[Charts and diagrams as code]
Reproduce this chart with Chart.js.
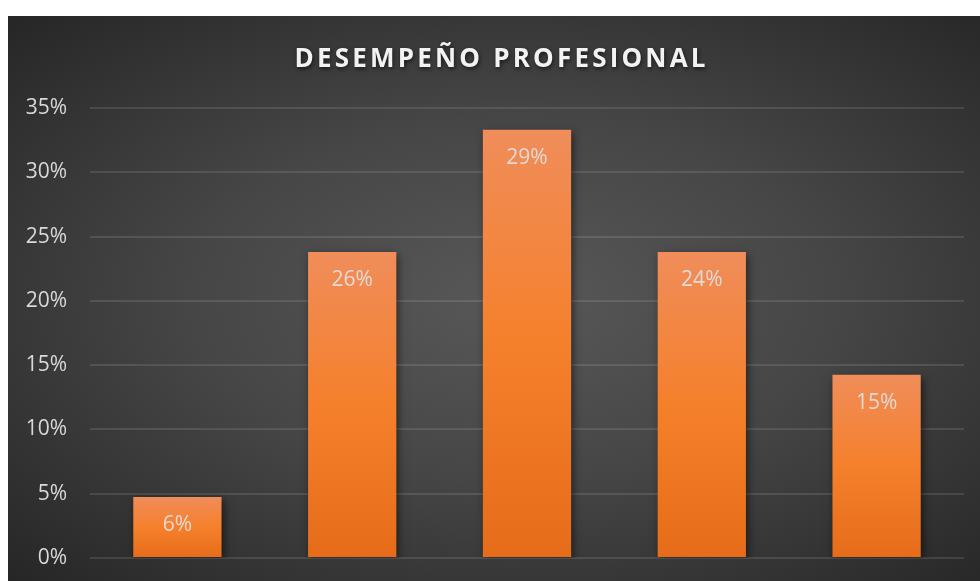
<!DOCTYPE html>
<html>
<head>
<meta charset="utf-8">
<script src="https://cdn.jsdelivr.net/npm/chart.js@4.4.1/dist/chart.umd.min.js"></script>
<style>
  html, body { margin: 0; padding: 0; background: #fff; }
  #wrap {
    position: absolute; left: 8px; top: 16px; width: 972px; height: 565px;
    background: radial-gradient(ellipse farthest-corner at 52% 50%, #585858 0%, #464646 45%, #262626 100%);
  }
  #chart { display: block; }
</style>
</head>
<body>
<div id="wrap"><canvas id="chart" width="972" height="565"></canvas></div>
<script>
// Data
const categories = ['A', 'B', 'C', 'D', 'E'];
const barValues = [4.75, 23.8, 33.3, 23.8, 14.25];
const barLabels = ['6%', '26%', '29%', '24%', '15%'];
const yTicks = [0, 5, 10, 15, 20, 25, 30, 35];
const chartTitle = 'DESEMPEÑO PROFESIONAL';

/* ============================================================
   PLUGINS - shadow, labels, title
   ============================================================ */
const barShadow = {
  id: 'barShadow',
  beforeDatasetsDraw(chart) {
    const ctx = chart.ctx;
    ctx.save();
    ctx.shadowColor = 'rgba(0,0,0,0.55)';
    ctx.shadowBlur = 8;
    ctx.shadowOffsetX = 2;
    ctx.shadowOffsetY = 3;
  },
  afterDatasetsDraw(chart) {
    chart.ctx.restore();
  }
};

const barText = {
  id: 'barText',
  afterDatasetsDraw(chart) {
    const ctx = chart.ctx;
    const meta = chart.getDatasetMeta(0);
    ctx.save();
    ctx.font = '21px "Open Sans"';
    ctx.fillStyle = 'rgba(225,225,225,0.92)';
    ctx.textAlign = 'center';
    ctx.textBaseline = 'middle';
    meta.data.forEach((bar, i) => {
      ctx.fillText(barLabels[i], bar.x, bar.y + 28);
    });
    ctx.restore();
  }
};

const spacedTitle = {
  id: 'spacedTitle',
  afterDraw(chart) {
    const ctx = chart.ctx;
    const spacing = 3.2;
    ctx.save();
    ctx.font = 'bold 26px "Open Sans"';
    ctx.fillStyle = '#f2f2f2';
    ctx.textBaseline = 'alphabetic';
    ctx.shadowColor = 'rgba(0,0,0,0.6)';
    ctx.shadowBlur = 4;
    ctx.shadowOffsetX = 1;
    ctx.shadowOffsetY = 2;
    const chars = chartTitle.split('');
    const widths = chars.map(ch => ctx.measureText(ch).width);
    const total = widths.reduce((a, b) => a + b, 0) + spacing * (chars.length - 1);
    let x = 492 - total / 2;
    chars.forEach((ch, i) => {
      ctx.fillText(ch, x, 51);
      x += widths[i] + spacing;
    });
    ctx.restore();
  }
};

/* ============================================================
   BAR CHART
   ============================================================ */
function barGradient(c) {
  const chart = c.chart;
  if (!chart.chartArea || c.raw === undefined) return '#f47f2b';
  const y = chart.scales.y;
  const top = y.getPixelForValue(c.raw);
  const bottom = y.getPixelForValue(0);
  const g = chart.ctx.createLinearGradient(0, top, 0, bottom);
  g.addColorStop(0, '#f08d5a');
  g.addColorStop(0.5, '#f5802b');
  g.addColorStop(1, '#e66c19');
  return g;
}

new Chart(document.getElementById('chart'), {
  type: 'bar',
  data: {
    labels: categories,
    datasets: [{
      data: barValues,
      backgroundColor: barGradient,
      borderWidth: 0,
      barPercentage: 1,
      categoryPercentage: 0.505
    }]
  },
  options: {
    responsive: false,
    animation: false,
    devicePixelRatio: 1,
    layout: { padding: { top: 92, right: 16, bottom: 23, left: 0 } },
    plugins: {
      legend: { display: false },
      title: { display: false },
      tooltip: { enabled: false }
    },
    scales: {
      x: {
        display: false
      },
      y: {
        min: 0,
        max: 35,
        afterFit: s => {
          s.width = 82;
          s.paddingTop = 0;
          s.paddingBottom = 0;
        },
        afterBuildTicks: s => { s.ticks = yTicks.map(v => ({ value: v })); },
        grid: { color: 'rgba(255,255,255,0.11)', lineWidth: 2, drawTicks: false },
        border: { display: false },
        ticks: {
          padding: 23,
          color: '#d9d9d9',
          font: { family: 'Open Sans', size: 21 },
          callback: v => v + '%'
        }
      }
    }
  },
  plugins: [barShadow, barText, spacedTitle]
});
</script>
</body>
</html>
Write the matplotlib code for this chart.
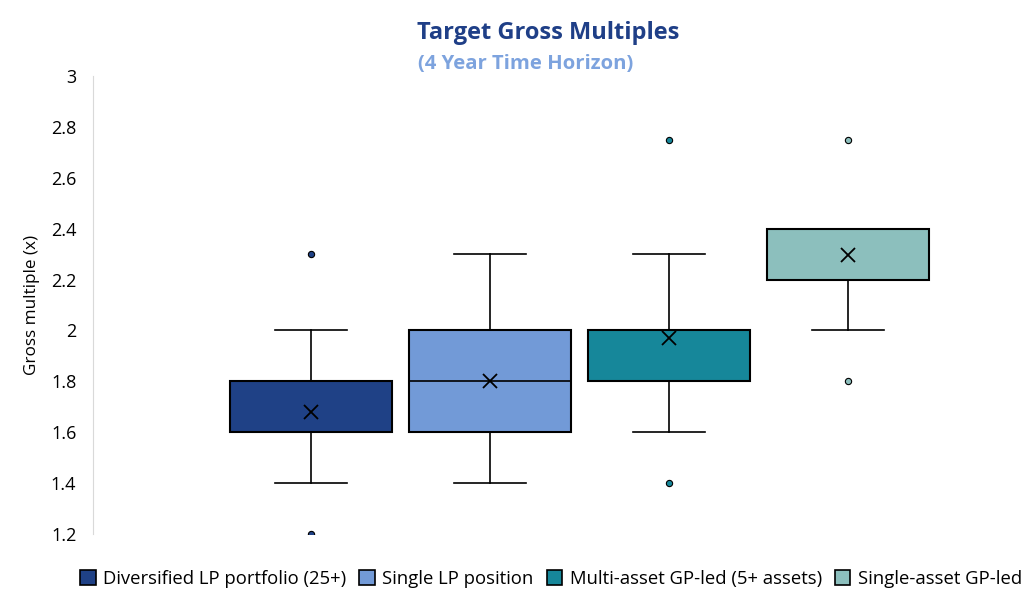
import matplotlib.pyplot as plt
from matplotlib.patches import Patch

plt.rcParams['font.family'] = ['Open Sans', 'DejaVu Sans']

categories = ["Diversified LP portfolio (25+)", "Single LP position",
              "Multi-asset GP-led (5+ assets)", "Single-asset GP-led"]
colors = ["#1F4186", "#729AD7", "#16879A", "#8CBFBD"]

whisker_low = [1.4, 1.4, 1.6, 2.0]
q1 = [1.6, 1.6, 1.8, 2.2]
medians = [1.6, 1.8, 2.0, 2.2]
q3 = [1.8, 2.0, 2.0, 2.4]
whisker_high = [2.0, 2.3, 2.3, 2.4]
means = [1.68, 1.80, 1.97, 2.295]
outliers = [[1.2, 2.3], [], [1.4, 2.75], [1.8, 2.75]]

stats = []
for i, name in enumerate(categories):
    stats.append({"label": name, "whislo": whisker_low[i], "q1": q1[i],
                  "med": medians[i], "q3": q3[i], "whishi": whisker_high[i],
                  "mean": means[i], "fliers": outliers[i]})

fig = plt.figure(figsize=(10.33, 5.96), dpi=100)
ax = fig.add_axes([93 / 1033, 62 / 596, 937 / 1033, 458 / 596])

positions = [1, 2, 3, 4]
bp = ax.bxp(stats, positions=positions, widths=0.9, patch_artist=True,
            showmeans=True, showcaps=True,
            boxprops=dict(edgecolor="black", linewidth=1.5),
            medianprops=dict(color="black", linewidth=1.2),
            whiskerprops=dict(color="black", linewidth=1.2),
            capprops=dict(color="black", linewidth=1.2),
            meanprops=dict(marker="x", markeredgecolor="black",
                           markersize=10, markeredgewidth=1.3),
            flierprops=dict(marker="o", markersize=4.5,
                            markeredgecolor="black", markeredgewidth=0.8))
for i, box in enumerate(bp["boxes"]):
    box.set_facecolor(colors[i])
for i, fl in enumerate(bp["fliers"]):
    fl.set_markerfacecolor(colors[i])
for cap in bp["caps"]:
    x = cap.get_xdata()
    c = (x[0] + x[1]) / 2
    cap.set_xdata([c - 0.2, c + 0.2])

ax.set_xlim(-0.218, 5.017)
ax.set_ylim(1.2, 3.0)
ax.set_yticks([1.2, 1.4, 1.6, 1.8, 2.0, 2.2, 2.4, 2.6, 2.8, 3.0])
ax.set_yticklabels(["1.2", "1.4", "1.6", "1.8", "2", "2.2", "2.4", "2.6", "2.8", "3"])
ax.set_xticks([])
for s in ["top", "right", "bottom"]:
    ax.spines[s].set_visible(False)
ax.spines["left"].set_color("#D9D9D9")
ax.tick_params(axis="y", length=0, labelsize=13, pad=12)
ax.set_ylabel("Gross multiple (x)", fontsize=12.3, labelpad=8)

fig.text(548 / 1033, 1 - 33 / 596, "Target Gross Multiples", ha="center",
         va="center", fontsize=17, fontweight="bold", color="#1F3F87")
fig.text(526 / 1033, 1 - 64 / 596, "(4 Year Time Horizon)", ha="center",
         va="center", fontsize=14.6, fontweight="bold", color="#7DA3DE")

handles = [Patch(facecolor=c, edgecolor="black", linewidth=1.2) for c in colors]
fig.legend(handles, categories, loc="center", bbox_to_anchor=(551 / 1033, 1 - 579 / 596),
           ncol=4, frameon=False, fontsize=13.3, handlelength=0.85, handleheight=0.85,
           handletextpad=0.4, columnspacing=0.7, borderpad=0)

fig.savefig("out.png", dpi=100)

*What is being asked*
Extract every line of the records above that contains the word "matplotlib".

*Response to the exercise*
Write the matplotlib code for this chart.
import matplotlib.pyplot as plt
from matplotlib.patches import Patch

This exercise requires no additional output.